Work to complete
Restate the whole listing word for word. Pictures are left out.

········

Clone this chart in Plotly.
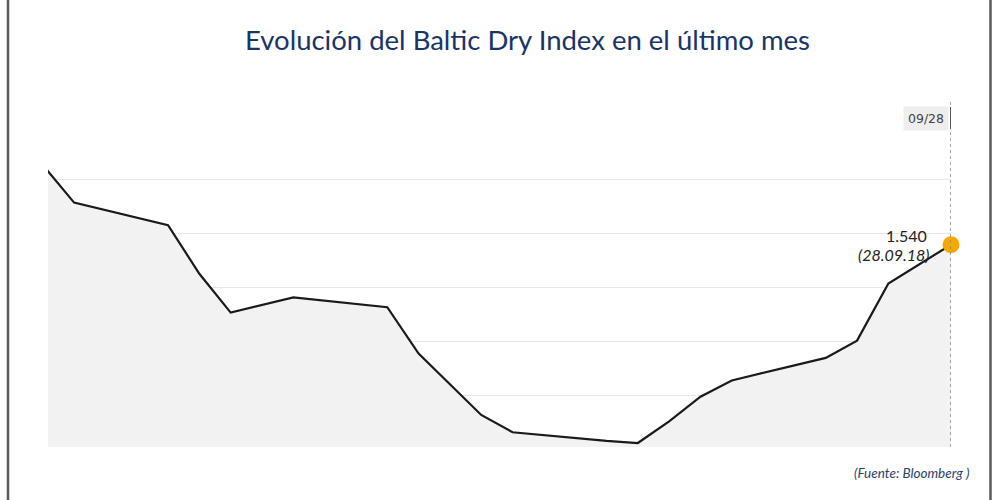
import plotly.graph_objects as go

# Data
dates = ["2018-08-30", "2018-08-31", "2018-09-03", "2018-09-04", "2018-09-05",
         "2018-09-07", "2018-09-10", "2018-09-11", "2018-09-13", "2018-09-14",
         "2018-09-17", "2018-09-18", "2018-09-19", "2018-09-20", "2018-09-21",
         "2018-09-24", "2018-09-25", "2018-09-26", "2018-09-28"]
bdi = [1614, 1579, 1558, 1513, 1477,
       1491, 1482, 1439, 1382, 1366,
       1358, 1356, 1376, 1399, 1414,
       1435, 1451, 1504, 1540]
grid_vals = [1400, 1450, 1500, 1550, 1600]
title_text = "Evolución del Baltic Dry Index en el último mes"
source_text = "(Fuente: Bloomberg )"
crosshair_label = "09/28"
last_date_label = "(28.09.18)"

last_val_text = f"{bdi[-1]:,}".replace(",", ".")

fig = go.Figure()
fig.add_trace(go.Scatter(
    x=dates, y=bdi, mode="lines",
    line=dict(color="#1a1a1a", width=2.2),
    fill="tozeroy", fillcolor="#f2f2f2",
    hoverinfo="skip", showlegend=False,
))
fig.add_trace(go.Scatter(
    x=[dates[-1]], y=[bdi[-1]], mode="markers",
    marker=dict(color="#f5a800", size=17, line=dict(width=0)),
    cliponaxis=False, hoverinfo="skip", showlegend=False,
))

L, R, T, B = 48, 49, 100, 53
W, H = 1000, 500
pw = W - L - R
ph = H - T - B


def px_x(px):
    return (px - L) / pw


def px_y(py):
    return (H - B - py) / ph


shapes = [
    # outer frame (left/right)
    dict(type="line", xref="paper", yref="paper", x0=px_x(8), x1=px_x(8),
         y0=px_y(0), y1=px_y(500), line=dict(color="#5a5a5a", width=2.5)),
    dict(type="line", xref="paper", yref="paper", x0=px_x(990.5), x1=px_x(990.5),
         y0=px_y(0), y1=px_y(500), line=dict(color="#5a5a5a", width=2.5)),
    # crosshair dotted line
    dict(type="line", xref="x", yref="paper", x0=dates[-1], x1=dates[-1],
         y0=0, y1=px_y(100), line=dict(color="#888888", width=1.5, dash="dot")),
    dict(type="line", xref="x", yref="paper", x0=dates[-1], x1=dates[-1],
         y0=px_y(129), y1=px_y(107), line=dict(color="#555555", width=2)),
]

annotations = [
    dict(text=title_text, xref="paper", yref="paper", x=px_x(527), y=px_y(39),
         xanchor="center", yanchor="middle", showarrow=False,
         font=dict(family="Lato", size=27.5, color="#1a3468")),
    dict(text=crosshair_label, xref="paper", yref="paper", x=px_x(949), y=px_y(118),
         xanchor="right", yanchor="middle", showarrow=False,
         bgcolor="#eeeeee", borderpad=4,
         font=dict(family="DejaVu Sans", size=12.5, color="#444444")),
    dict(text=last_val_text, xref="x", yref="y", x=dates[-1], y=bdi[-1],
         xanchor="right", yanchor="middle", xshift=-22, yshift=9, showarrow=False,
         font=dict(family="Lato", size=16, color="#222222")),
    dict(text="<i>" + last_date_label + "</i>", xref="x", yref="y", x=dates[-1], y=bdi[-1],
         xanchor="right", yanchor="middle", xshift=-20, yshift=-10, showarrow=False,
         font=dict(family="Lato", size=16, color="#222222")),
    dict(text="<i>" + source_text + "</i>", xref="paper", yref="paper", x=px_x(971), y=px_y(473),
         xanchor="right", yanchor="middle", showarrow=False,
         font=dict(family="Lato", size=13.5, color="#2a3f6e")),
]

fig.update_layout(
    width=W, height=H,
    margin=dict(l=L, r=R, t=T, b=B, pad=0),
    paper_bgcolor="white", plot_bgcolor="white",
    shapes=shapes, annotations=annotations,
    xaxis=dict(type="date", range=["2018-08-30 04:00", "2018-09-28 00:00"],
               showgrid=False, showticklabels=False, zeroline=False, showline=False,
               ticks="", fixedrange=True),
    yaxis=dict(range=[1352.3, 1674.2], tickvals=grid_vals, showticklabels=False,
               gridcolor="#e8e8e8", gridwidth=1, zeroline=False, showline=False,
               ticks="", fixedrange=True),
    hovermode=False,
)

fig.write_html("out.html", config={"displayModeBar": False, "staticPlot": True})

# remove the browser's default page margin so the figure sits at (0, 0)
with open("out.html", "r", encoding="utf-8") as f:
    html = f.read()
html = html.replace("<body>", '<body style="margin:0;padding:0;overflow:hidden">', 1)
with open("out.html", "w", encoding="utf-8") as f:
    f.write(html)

········

Response
Clone this chart in Plotly.
import plotly.graph_objects as go

# Data
dates = ["2018-08-30", "2018-08-31", "2018-09-03", "2018-09-04", "2018-09-05",
         "2018-09-07", "2018-09-10", "2018-09-11", "2018-09-13", "2018-09-14",
         "2018-09-17", "2018-09-18", "2018-09-19", "2018-09-20", "2018-09-21",
         "2018-09-24", "2018-09-25", "2018-09-26", "2018-09-28"]
bdi = [1614, 1579, 1558, 1513, 1477,
       1491, 1482, 1439, 1382, 1366,
       1358, 1356, 1376, 1399, 1414,
       1435, 1451, 1504, 1540]
grid_vals = [1400, 1450, 1500, 1550, 1600]
title_text = "Evolución del Baltic Dry Index en el último mes"
source_text = "(Fuente: Bloomberg )"
crosshair_label = "09/28"
last_date_label = "(28.09.18)"

last_val_text = f"{bdi[-1]:,}".replace(",", ".")

fig = go.Figure()
fig.add_trace(go.Scatter(
    x=dates, y=bdi, mode="lines",
    line=dict(color="#1a1a1a", width=2.2),
    fill="tozeroy", fillcolor="#f2f2f2",
    hoverinfo="skip", showlegend=False,
))
fig.add_trace(go.Scatter(
    x=[dates[-1]], y=[bdi[-1]], mode="markers",
    marker=dict(color="#f5a800", size=17, line=dict(width=0)),
    cliponaxis=False, hoverinfo="skip", showlegend=False,
))

L, R, T, B = 48, 49, 100, 53
W, H = 1000, 500
pw = W - L - R
ph = H - T - B


def px_x(px):
    return (px - L) / pw


def px_y(py):
    return (H - B - py) / ph


shapes = [
    # outer frame (left/right)
    dict(type="line", xref="paper", yref="paper", x0=px_x(8), x1=px_x(8),
         y0=px_y(0), y1=px_y(500), line=dict(color="#5a5a5a", width=2.5)),
    dict(type="line", xref="paper", yref="paper", x0=px_x(990.5), x1=px_x(990.5),
         y0=px_y(0), y1=px_y(500), line=dict(color="#5a5a5a", width=2.5)),
    # crosshair dotted line
    dict(type="line", xref="x", yref="paper", x0=dates[-1], x1=dates[-1],
         y0=0, y1=px_y(100), line=dict(color="#888888", width=1.5, dash="dot")),
    dict(type="line", xref="x", yref="paper", x0=dates[-1], x1=dates[-1],
         y0=px_y(129), y1=px_y(107), line=dict(color="#555555", width=2)),
]

annotations = [
    dict(text=title_text, xref="paper", yref="paper", x=px_x(527), y=px_y(39),
         xanchor="center", yanchor="middle", showarrow=False,
         font=dict(family="Lato", size=27.5, color="#1a3468")),
    dict(text=crosshair_label, xref="paper", yref="paper", x=px_x(949), y=px_y(118),
         xanchor="right", yanchor="middle", showarrow=False,
         bgcolor="#eeeeee", borderpad=4,
         font=dict(family="DejaVu Sans", size=12.5, color="#444444")),
    dict(text=last_val_text, xref="x", yref="y", x=dates[-1], y=bdi[-1],
         xanchor="right", yanchor="middle", xshift=-22, yshift=9, showarrow=False,
         font=dict(family="Lato", size=16, color="#222222")),
    dict(text="<i>" + last_date_label + "</i>", xref="x", yref="y", x=dates[-1], y=bdi[-1],
         xanchor="right", yanchor="middle", xshift=-20, yshift=-10, showarrow=False,
         font=dict(family="Lato", size=16, color="#222222")),
    dict(text="<i>" + source_text + "</i>", xref="paper", yref="paper", x=px_x(971), y=px_y(473),
         xanchor="right", yanchor="middle", showarrow=False,
         font=dict(family="Lato", size=13.5, color="#2a3f6e")),
]

fig.update_layout(
    width=W, height=H,
    margin=dict(l=L, r=R, t=T, b=B, pad=0),
    paper_bgcolor="white", plot_bgcolor="white",
    shapes=shapes, annotations=annotations,
    xaxis=dict(type="date", range=["2018-08-30 04:00", "2018-09-28 00:00"],
               showgrid=False, showticklabels=False, zeroline=False, showline=False,
               ticks="", fixedrange=True),
    yaxis=dict(range=[1352.3, 1674.2], tickvals=grid_vals, showticklabels=False,
               gridcolor="#e8e8e8", gridwidth=1, zeroline=False, showline=False,
               ticks="", fixedrange=True),
    hovermode=False,
)

fig.write_html("out.html", config={"displayModeBar": False, "staticPlot": True})

# remove the browser's default page margin so the figure sits at (0, 0)
with open("out.html", "r", encoding="utf-8") as f:
    html = f.read()
html = html.replace("<body>", '<body style="margin:0;padding:0;overflow:hidden">', 1)
with open("out.html", "w", encoding="utf-8") as f:
    f.write(html)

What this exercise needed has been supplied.